Butt Cream Malpractice

22.07.16 03:22 PM By Putri

So what happened last night was a series of simple bad decisions. Its started when I decided to take a cup of coffee after supper. I love coffee but if I take it after lunch time, it is guaranteed that I won’t be able to sleep at night. So thats what happened, I stayed awake way past my bedtime. And instead of taking a cup of hot milk and try to relax in bed, like any responsible adult would do, I watched the GoT season 6 in marathon. Having a full season of a series you love while you have no self-control is dangerous, you will end up watching the whole season in one go. You know how it is.

So in the morning, almost running late from lack of sleeping, I exchange the 15 minutes of make up with sleep. Mind you, I don’t use much make up because first of all, I suck at drawing, and second of all, I have hideous taste of colormatching. My morning make up ritual only consists of drawing my eye brows as symetrical as I can, a bit of nude color eyeshadow, black thin eyeliner, powder, and coral shade lip gloss. As simple as that, only to make sure that I don’t look like I just got out of bed, dress up, eat cereal and take the bus.

Today I went to work without all that, yep, I am that brave.. dunnn.. dunnn.. dunn..

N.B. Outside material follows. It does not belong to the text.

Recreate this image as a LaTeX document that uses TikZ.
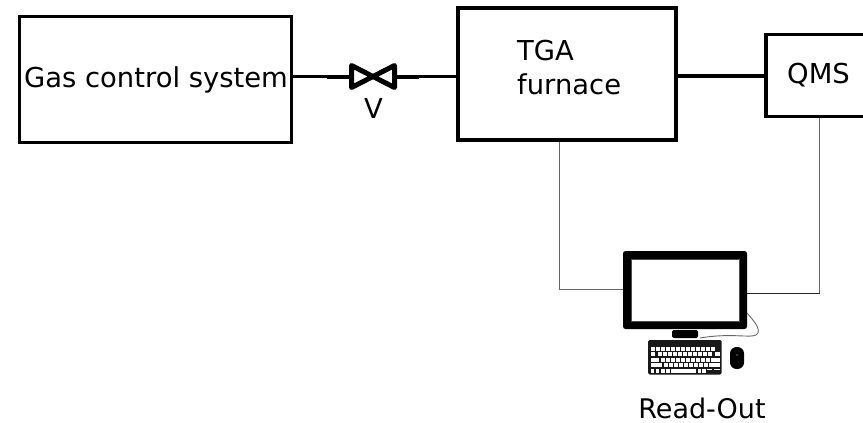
\documentclass[tikz,border=0pt]{standalone}
\usepackage{fontspec}
\setmainfont{DejaVu Sans}
\tikzset{
  x=1pt,y=-1pt,
  blockbox/.style={draw=black,line width=3.5pt,fill=white,inner sep=0pt,rectangle},
  pipe/.style={draw=black,line width=3.2pt},
  lab/.style={font=\fontsize{27.4}{34}\selectfont,text=black,inner sep=0pt},
  keycap/.style={fill=white,draw=none},
}
\begin{document}
\begin{tikzpicture}
\useasboundingbox (0,0) rectangle (863,423);
\node[blockbox,minimum width=272pt,minimum height=126pt] (gas) at (155.5,79.5) {};
\node[blockbox,minimum width=218pt,minimum height=132pt] (tga) at (567,74) {};
\node[blockbox,minimum width=104pt,minimum height=81.6pt] (qms) at (818,75.5) {};
\node[lab,anchor=base] (gaslab) at (156,87) {Gas control system};
\node[lab,align=left,anchor=north west] (tgalab) at (517,40) {TGA\\furnace};
\node[lab,anchor=base] (qmslab) at (818.5,83) {QMS};
\node[lab,anchor=base] (vlab) at (373.5,118) {V};
\node[lab,anchor=base,font=\fontsize{27}{27}\selectfont] (readlab) at (702,418.5) {Read-Out};
% valve
\coordinate (vc) at (373.5,76.7);
\draw[pipe] (gas.east |- vc) -- (352,76.7);
\draw[pipe] (395,76.7) -- (tga.west |- vc);
\draw[pipe,line width=2pt] (327,78) -- (352,78);
\draw[pipe,line width=2pt] (395,78) -- (419,78);
\draw[line width=5pt,black,line join=round] (351.5,65.5) -- (394.5,87.5) -- (394.5,65.5) -- (351.5,87.5) -- cycle;
\draw[draw=black,line width=4pt] (tga.east |- 0,76) -- (qms.west |- 0,76);
% monitor
\node[fill=black,draw=none,rounded corners=2.5pt,minimum width=124pt,minimum height=78pt,inner sep=0pt] (mon) at (685,290) {};
\node[fill=white,draw=black!70,line width=0.3pt,minimum width=108pt,minimum height=62pt,inner sep=0pt] (screen) at (685,290) {};
\coordinate (monL) at (623,289);
\coordinate (monR) at (747,293);
\draw[draw=black!60,line width=1pt] (tga.south -| 559,0) -- (559,289) -- (monL);
\draw[draw=black!60,line width=1pt] (qms.south -| 819.5,0) -- (819.5,293);
\draw[draw=black!85,line width=0.9pt] (819.5,293) -- (monR);
\fill[black,rounded corners=1.5pt] (672,330) rectangle (698,338);
% cable
\draw[black!60,line width=0.9pt] (747,313) .. controls (752,319) and (760,327) .. (758,333) .. controls (755,340) and (735,332) .. (700,338);
% keyboard
\fill[black!90,rounded corners=1.5pt] (648,340) rectangle (721.5,374.5);
\foreach \xx in {650.5,655.5,...,715}{\fill[keycap] (\xx,346.5) rectangle +(4,4.2);}
\foreach \xx in {650.5,658,663,...,710}{\fill[keycap] (\xx,352) rectangle +(4,4.2);}
\fill[keycap] (715,352) rectangle (719.5,356.2);
\fill[keycap] (650.5,357.6) rectangle (659,361.8);
\foreach \xx in {660.5,665.5,...,706}{\fill[keycap] (\xx,357.6) rectangle +(4,4.2);}
\fill[keycap] (710.5,357.6) rectangle (719.5,361.8);
\fill[keycap] (650.5,363.2) rectangle (662,367.4);
\foreach \xx in {663.5,668.5,...,705}{\fill[keycap] (\xx,363.2) rectangle +(4,4.2);}
\fill[keycap] (708.5,363.2) rectangle (719.5,367.4);
\foreach \xx in {650.5,655.5,661,666}{\fill[keycap] (\xx,368.8) rectangle +(3.8,4);}
\fill[keycap] (671,368.8) rectangle (696,372.8);
\foreach \xx in {697.5,702}{\fill[keycap] (\xx,368.8) rectangle +(3.5,4);}
\fill[keycap] (707,368.8) rectangle (712,370);
\fill[keycap] (714,368.8) rectangle (719.5,370);
% mouse
\fill[black,rounded corners=6.5pt] (730,347) rectangle (744,369);
\fill[black!55] (737,355) circle (0.9pt);
\end{tikzpicture}
\end{document}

As someone who works at the office and sits on the front-desk receiving clients, this is a bold move. This can be even considered as career suicide. Thank God the company that I work at doesn’t receive clients on daily basis. The thing is, dressing up to work in formal cloth but no make up looks like a cake with no frosting, churros without chocolate dip, an episode of GoT without nudity, you know, pointless.

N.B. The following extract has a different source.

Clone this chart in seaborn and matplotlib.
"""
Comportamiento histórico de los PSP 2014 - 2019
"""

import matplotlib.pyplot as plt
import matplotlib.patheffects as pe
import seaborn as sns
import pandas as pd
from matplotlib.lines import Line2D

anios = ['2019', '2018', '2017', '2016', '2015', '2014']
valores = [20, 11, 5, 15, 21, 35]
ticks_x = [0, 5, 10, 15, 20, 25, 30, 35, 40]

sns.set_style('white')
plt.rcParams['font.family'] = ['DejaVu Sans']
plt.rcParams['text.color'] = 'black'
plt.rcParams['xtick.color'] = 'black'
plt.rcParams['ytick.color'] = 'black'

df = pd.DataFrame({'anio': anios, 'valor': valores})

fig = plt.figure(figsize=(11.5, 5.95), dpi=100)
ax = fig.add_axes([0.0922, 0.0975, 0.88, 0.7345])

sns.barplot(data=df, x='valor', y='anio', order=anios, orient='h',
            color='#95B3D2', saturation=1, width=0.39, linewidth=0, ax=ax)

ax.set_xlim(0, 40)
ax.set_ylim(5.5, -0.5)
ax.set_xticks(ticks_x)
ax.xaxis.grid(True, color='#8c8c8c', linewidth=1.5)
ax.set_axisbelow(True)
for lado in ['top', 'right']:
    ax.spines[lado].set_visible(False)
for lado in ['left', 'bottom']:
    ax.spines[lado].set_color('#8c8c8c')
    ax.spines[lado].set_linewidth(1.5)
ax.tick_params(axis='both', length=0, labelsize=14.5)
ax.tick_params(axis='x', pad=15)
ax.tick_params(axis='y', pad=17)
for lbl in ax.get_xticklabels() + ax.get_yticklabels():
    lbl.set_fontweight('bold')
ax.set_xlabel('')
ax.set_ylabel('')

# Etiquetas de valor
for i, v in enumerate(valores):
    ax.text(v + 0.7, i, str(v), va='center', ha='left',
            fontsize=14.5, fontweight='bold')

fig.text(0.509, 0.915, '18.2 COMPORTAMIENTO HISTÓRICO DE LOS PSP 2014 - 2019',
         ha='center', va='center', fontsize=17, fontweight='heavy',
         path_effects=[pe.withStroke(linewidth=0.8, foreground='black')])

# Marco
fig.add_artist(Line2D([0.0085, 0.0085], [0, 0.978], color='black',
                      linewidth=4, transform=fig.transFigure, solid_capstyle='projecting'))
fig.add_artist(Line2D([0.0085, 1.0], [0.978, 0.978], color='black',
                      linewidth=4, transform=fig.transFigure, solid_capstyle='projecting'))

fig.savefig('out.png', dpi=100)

My colleague asked me how I was doing and whats with my eyes. I rushed to the bathroom, worried for my eyes. After a close look at my face, I didn’t find anything wrong with my eyes, or my face entirely, apart from lacking a bit of colors. My skin tone did look dull, a bit oily with black spots, like a piece of cold KFC chicken.

I got back to my desk and told my colleague that I have hayfever. I made up that lie because its easier than admiting to the public that I don’t roll out of the bed like Beyoncé every morning.

Don’t you just hate it when you missed few hours of sleeping at night and you end up with bags under your eyes bigger than your boobs? Its like a punishment for adults who pass their bedtime by Mother Nature (who claims she knows best.. pffft!). You see, none of us born naturally ugly, it just Mother Nature being hard on us.

It was raining on lunch time so I was stuck on my desk the whole afternoon. I googled for articles about reducing puffy eyes and ow mah gawd, there are plethora of eye creams to address this issue.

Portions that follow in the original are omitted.